Die neue Linie im Kreis Germersheim hält Landkreistagsvorsitzender Schartz indes für den richtigen Weg: „Solcher Nachfragedruck hilft uns.“ Das Thema der Altersfeststellung bei Flüchtlingen beschäftige derzeit viele Kreistage. Ihm gehe es um eine abgestimmte, einheitliche Linie aller Landkreise in dieser Frage, sagte Schartz. Die medizinischen Möglichkeiten bei der Feststellung des Alters müssten „ausgeschöpft“ werden, sagte er – fügte aber gleichzeitig hinzu:„Wir reden da aber nicht übers Röntgen.“ Auch die Bundesärztekammer lehnt Röntgen ohne medizinische Indikation als einen Eingriff in die körperliche Unversehrtheit ab. Doch welche medizinischen Methoden bleiben, wenn radiologische Untersuchungen von Zähnen, Handwurzelknochen oder Schlüsselbein ausgeklammert werden? Allenfalls die „visuelle Begutachtung des Gebisses und die Beurteilung der körperlichen Reife“, wie es beim wissenschaftlichen Dienst des Bundestages heißt. Oder vielleicht doch der DNA-Test? CDU-Landtagsabgeordneter Matthias Lammert sagt: „Das sollte man weiter im Blick behalten, diese Methode wird sicher noch verbessert und man sollte prüfen, ob das auch deutsche Labors durchführen können.“ Die für den DNA-Test erforderliche Blutabnahme sei ein „zumutbarer Eingriff“.
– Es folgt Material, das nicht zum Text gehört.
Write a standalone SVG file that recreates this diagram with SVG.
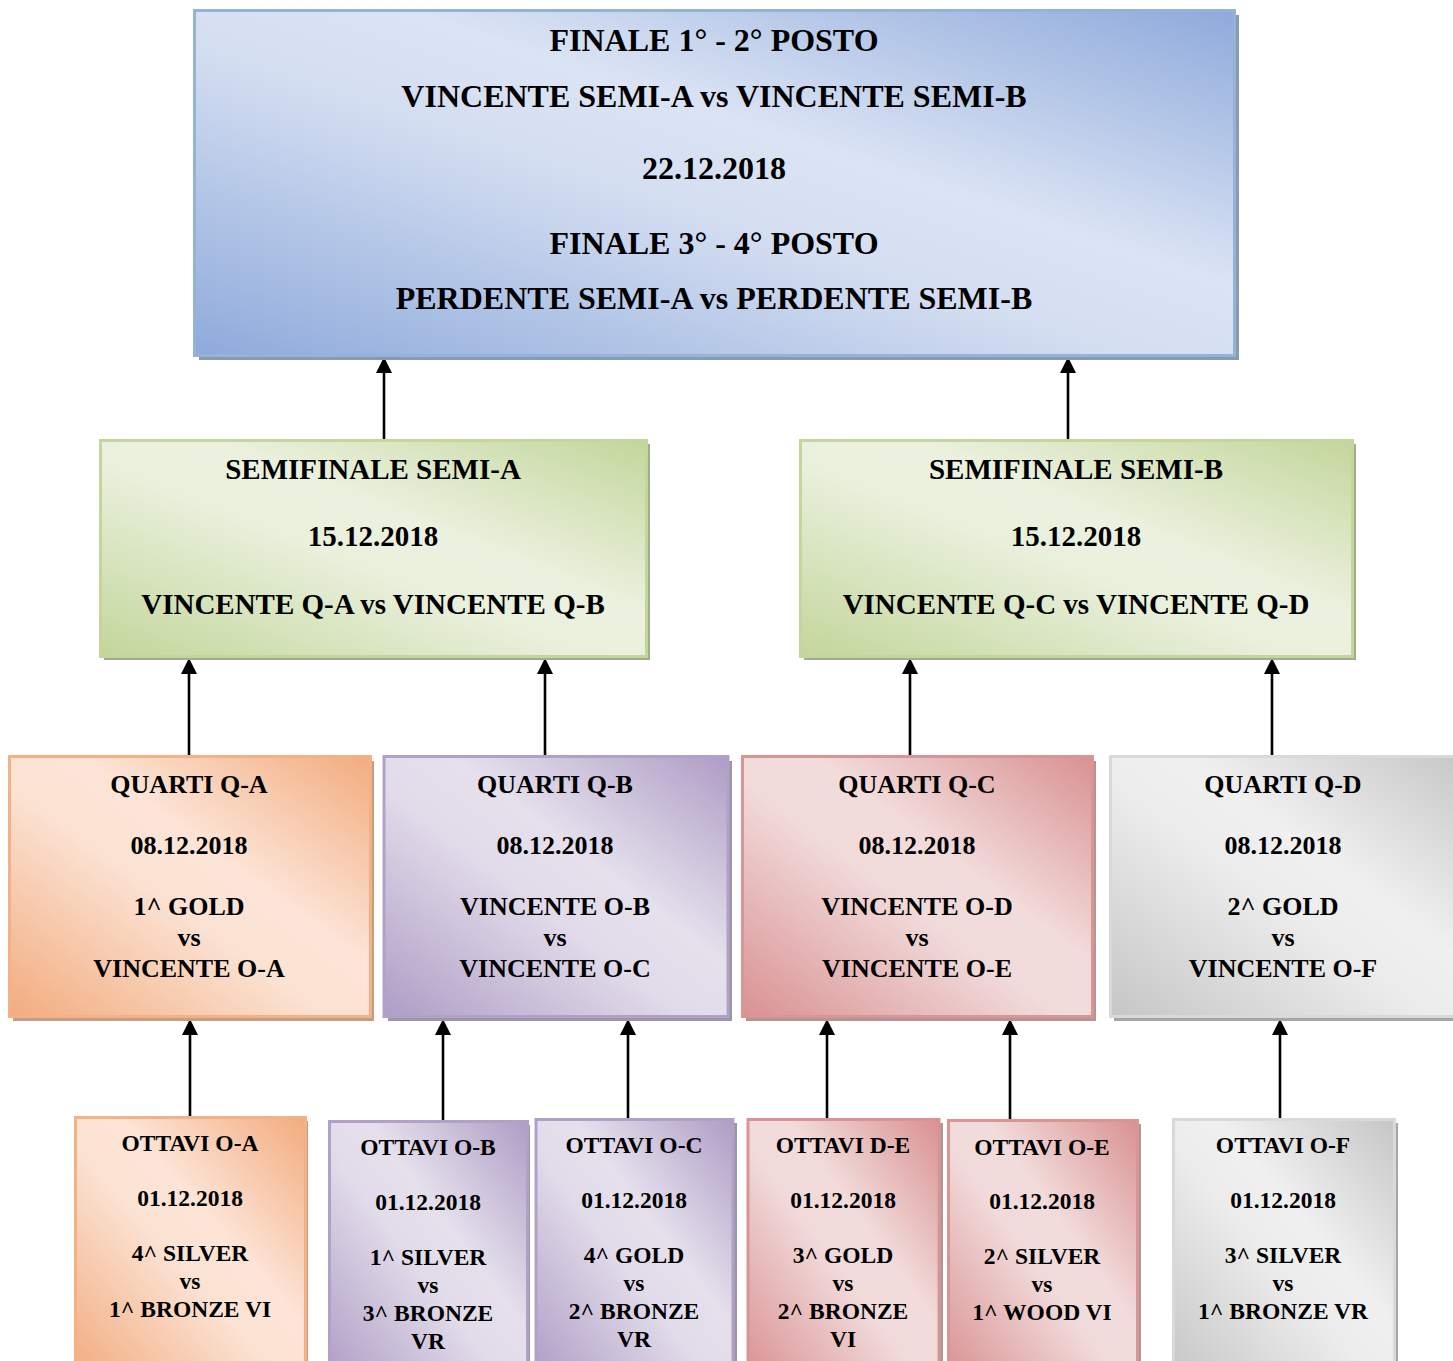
<svg xmlns="http://www.w3.org/2000/svg" width="1453" height="1361" viewBox="0 0 1453 1361">
<defs>
<style>
text{font-family:"Liberation Serif","Times New Roman",serif;font-weight:bold;fill:#000;text-anchor:middle}
.t1{font-size:32px}
.t2{font-size:29px}
.t3{font-size:26px}
.t4{font-size:23.5px}
.conn{stroke:#000;stroke-width:2.6;fill:none;marker-end:url(#ah)}
.b-blue{fill:url(#gBlue);stroke:#95b3d7;stroke-width:3}
.b-green{fill:url(#gGreen);stroke:#c3d69b;stroke-width:3}
.b-orange{fill:url(#gOrange);stroke:#f4b183;stroke-width:3}
.b-purple{fill:url(#gPurple);stroke:#b2a1c7;stroke-width:3}
.b-red{fill:url(#gRed);stroke:#d99594;stroke-width:3}
.b-gray{fill:url(#gGray);stroke:#d9d9d9;stroke-width:3}
.s-blue{fill:#8a9ab5}.s-green{fill:#a2ad8e}.s-orange{fill:#c39d84}.s-purple{fill:#9d96a8}.s-red{fill:#b49494}.s-gray{fill:#a6a6a6}
</style>
<linearGradient id="gBlue" x1="0" y1="1" x2="1" y2="0"><stop offset="0" stop-color="#8eaadb"/><stop offset="0.45" stop-color="#d4def1"/><stop offset="0.6" stop-color="#dbe4f4"/><stop offset="1" stop-color="#8eaadb"/></linearGradient>
<linearGradient id="gGreen" x1="0" y1="1" x2="1" y2="0"><stop offset="0" stop-color="#c3d69b"/><stop offset="0.45" stop-color="#e9f0dc"/><stop offset="0.6" stop-color="#ebf1de"/><stop offset="1" stop-color="#c3d69b"/></linearGradient>
<linearGradient id="gOrange" x1="0" y1="1" x2="1" y2="0"><stop offset="0" stop-color="#f2ac7e"/><stop offset="0.45" stop-color="#fbe3d4"/><stop offset="0.6" stop-color="#fce4d6"/><stop offset="1" stop-color="#f2ac7e"/></linearGradient>
<linearGradient id="gPurple" x1="0" y1="1" x2="1" y2="0"><stop offset="0" stop-color="#ae9dc5"/><stop offset="0.45" stop-color="#e2dcea"/><stop offset="0.6" stop-color="#e5e0ec"/><stop offset="1" stop-color="#ae9dc5"/></linearGradient>
<linearGradient id="gRed" x1="0" y1="1" x2="1" y2="0"><stop offset="0" stop-color="#d99192"/><stop offset="0.45" stop-color="#f1dada"/><stop offset="0.6" stop-color="#f2dcdb"/><stop offset="1" stop-color="#d99192"/></linearGradient>
<linearGradient id="gGray" x1="0" y1="1" x2="1" y2="0"><stop offset="0" stop-color="#c6c6c6"/><stop offset="0.45" stop-color="#ececec"/><stop offset="0.6" stop-color="#f0f0f0"/><stop offset="1" stop-color="#c6c6c6"/></linearGradient>
<marker id="ah" markerUnits="userSpaceOnUse" markerWidth="16" markerHeight="16" viewBox="0 0 16 16" refX="0" refY="8" orient="auto"><path d="M0,0 L16,8 L0,16 Z" fill="#000"/></marker>
</defs>

<g id="connectors">
<line class="conn" x1="384" y1="440" x2="384" y2="373"/>
<line class="conn" x1="1068" y1="440" x2="1068" y2="373"/>
<line class="conn" x1="189" y1="756" x2="189" y2="674"/>
<line class="conn" x1="545" y1="756" x2="545" y2="674"/>
<line class="conn" x1="910" y1="756" x2="910" y2="674"/>
<line class="conn" x1="1272" y1="756" x2="1272" y2="674"/>
<line class="conn" x1="190" y1="1117" x2="190" y2="1035"/>
<line class="conn" x1="443" y1="1121" x2="443" y2="1035"/>
<line class="conn" x1="628" y1="1119" x2="628" y2="1035"/>
<line class="conn" x1="827" y1="1119" x2="827" y2="1035"/>
<line class="conn" x1="1010" y1="1120" x2="1010" y2="1035"/>
<line class="conn" x1="1280" y1="1119" x2="1280" y2="1035"/>
</g>

<g id="finale">
<rect class="s-blue" x="199" y="15" width="1040" height="345"/>
<rect class="b-blue" x="194.5" y="10.5" width="1040" height="345"/>
<text class="t1" x="714" y="51">FINALE 1° - 2° POSTO</text>
<text class="t1" x="714" y="107">VINCENTE SEMI-A vs VINCENTE SEMI-B</text>
<text class="t1" x="714" y="179">22.12.2018</text>
<text class="t1" x="714" y="254">FINALE 3° - 4° POSTO</text>
<text class="t1" x="714" y="309">PERDENTE SEMI-A vs PERDENTE SEMI-B</text>
</g>

<g id="semi-a">
<rect class="s-green" x="104" y="444" width="546" height="216"/>
<rect class="b-green" x="100.5" y="440.5" width="546" height="216"/>
<text class="t2" x="373" y="479">SEMIFINALE SEMI-A</text>
<text class="t2" x="373" y="546">15.12.2018</text>
<text class="t2" x="373" y="614">VINCENTE Q-A vs VINCENTE Q-B</text>
</g>

<g id="semi-b">
<rect class="s-green" x="804" y="444" width="552" height="216"/>
<rect class="b-green" x="800.5" y="440.5" width="552" height="216"/>
<text class="t2" x="1076" y="479">SEMIFINALE SEMI-B</text>
<text class="t2" x="1076" y="546">15.12.2018</text>
<text class="t2" x="1076" y="614">VINCENTE Q-C vs VINCENTE Q-D</text>
</g>

<g id="quarti-qa">
<rect class="s-orange" x="13" y="761" width="361" height="260"/>
<rect class="b-orange" x="9.5" y="756.5" width="361" height="260"/>
<text class="t3" x="189" y="793">QUARTI Q-A</text>
<text class="t3" x="189" y="854">08.12.2018</text>
<text class="t3" x="189" y="915">1^ GOLD</text>
<text class="t3" x="189" y="946">vs</text>
<text class="t3" x="189" y="977">VINCENTE O-A</text>
</g>

<g id="quarti-qb">
<rect class="s-purple" x="388" y="761" width="344" height="260"/>
<rect class="b-purple" x="384" y="756.5" width="344" height="260"/>
<text class="t3" x="555" y="793">QUARTI Q-B</text>
<text class="t3" x="555" y="854">08.12.2018</text>
<text class="t3" x="555" y="915">VINCENTE O-B</text>
<text class="t3" x="555" y="946">vs</text>
<text class="t3" x="555" y="977">VINCENTE O-C</text>
</g>

<g id="quarti-qc">
<rect class="s-red" x="746" y="761" width="350" height="260"/>
<rect class="b-red" x="742.5" y="756.5" width="350" height="260"/>
<text class="t3" x="917" y="793">QUARTI Q-C</text>
<text class="t3" x="917" y="854">08.12.2018</text>
<text class="t3" x="917" y="915">VINCENTE O-D</text>
<text class="t3" x="917" y="946">vs</text>
<text class="t3" x="917" y="977">VINCENTE O-E</text>
</g>

<g id="quarti-qd">
<rect class="s-gray" x="1114" y="761" width="360" height="260"/>
<rect class="b-gray" x="1110.5" y="756.5" width="360" height="260"/>
<text class="t3" x="1283" y="793">QUARTI Q-D</text>
<text class="t3" x="1283" y="854">08.12.2018</text>
<text class="t3" x="1283" y="915">2^ GOLD</text>
<text class="t3" x="1283" y="946">vs</text>
<text class="t3" x="1283" y="977">VINCENTE O-F</text>
</g>

<g id="ottavi-oa">
<rect class="s-orange" x="78" y="1121" width="230" height="260"/>
<rect class="b-orange" x="75.5" y="1117.5" width="230" height="260"/>
<text class="t4" x="190" y="1151">OTTAVI O-A</text>
<text class="t4" x="190" y="1206">01.12.2018</text>
<text class="t4" x="190" y="1261">4^ SILVER</text>
<text class="t4" x="190" y="1289">vs</text>
<text class="t4" x="190" y="1317">1^ BRONZE VI</text>
</g>

<g id="ottavi-ob">
<rect class="s-purple" x="332" y="1125" width="198" height="260"/>
<rect class="b-purple" x="329.5" y="1121.5" width="198" height="260"/>
<text class="t4" x="428" y="1155">OTTAVI O-B</text>
<text class="t4" x="428" y="1210">01.12.2018</text>
<text class="t4" x="428" y="1265">1^ SILVER</text>
<text class="t4" x="428" y="1293">vs</text>
<text class="t4" x="428" y="1321">3^ BRONZE</text>
<text class="t4" x="428" y="1349">VR</text>
</g>

<g id="ottavi-oc">
<rect class="s-purple" x="539" y="1123" width="198" height="260"/>
<rect class="b-purple" x="536" y="1119.5" width="197" height="260"/>
<text class="t4" x="634" y="1153">OTTAVI O-C</text>
<text class="t4" x="634" y="1208">01.12.2018</text>
<text class="t4" x="634" y="1263">4^ GOLD</text>
<text class="t4" x="634" y="1291">vs</text>
<text class="t4" x="634" y="1319">2^ BRONZE</text>
<text class="t4" x="634" y="1347">VR</text>
</g>

<g id="ottavi-de">
<rect class="s-red" x="751" y="1123" width="192" height="260"/>
<rect class="b-red" x="748" y="1119.5" width="191" height="260"/>
<text class="t4" x="843" y="1153">OTTAVI D-E</text>
<text class="t4" x="843" y="1208">01.12.2018</text>
<text class="t4" x="843" y="1263">3^ GOLD</text>
<text class="t4" x="843" y="1291">vs</text>
<text class="t4" x="843" y="1319">2^ BRONZE</text>
<text class="t4" x="843" y="1347">VI</text>
</g>

<g id="ottavi-oe">
<rect class="s-red" x="951" y="1124" width="190" height="260"/>
<rect class="b-red" x="948.5" y="1120.5" width="189" height="260"/>
<text class="t4" x="1042" y="1155">OTTAVI O-E</text>
<text class="t4" x="1042" y="1209">01.12.2018</text>
<text class="t4" x="1042" y="1264">2^ SILVER</text>
<text class="t4" x="1042" y="1292">vs</text>
<text class="t4" x="1042" y="1320">1^ WOOD VI</text>
</g>

<g id="ottavi-of">
<rect class="s-gray" x="1176" y="1123" width="222" height="260"/>
<rect class="b-gray" x="1173.5" y="1119.5" width="221" height="260"/>
<text class="t4" x="1283" y="1153">OTTAVI O-F</text>
<text class="t4" x="1283" y="1208">01.12.2018</text>
<text class="t4" x="1283" y="1263">3^ SILVER</text>
<text class="t4" x="1283" y="1291">vs</text>
<text class="t4" x="1283" y="1319">1^ BRONZE VR</text>
</g>
</svg>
Vorclearingstelle übernimmt Feststellung

Wie mehrfach berichtet, hatten rheinland-pfälzische Jugendämter im vergangenen Jahr in rund 16 Prozent der Fälle junge Flüchtlinge als volljährig eingestuft, die zuvor behauptet hatten, noch keine 18 Jahre alt zu sein. Zum Vergleich: Im Saarland lag dieser Anteil im gleichen Zeitraum bei 37 Prozent. Im Nachbarland übernimmt die Altersfeststellung eine zentrale Vorclearingstelle, wo offenbar häufiger Zweifel an den Altersangaben auftauchen und deshalb medizinische Untersuchungen veranlasst werden. Dies ist ein Weg, den die rheinland-pfälzische Landesregierung aber bisher ablehnt. Doch was passiert in Rheinland-Pfalz, wenn sich dennoch bei einem angeblich minderjährigen Flüchtling herausstellt, dass er volljährig ist? Im vergangenen Jahr war dies in Rheinland-Pfalz 76-mal der Fall – doch nur in einem einzigen Fall wurde nach Angaben des Integrationsministeriums deshalb der Aufenthalt beendet.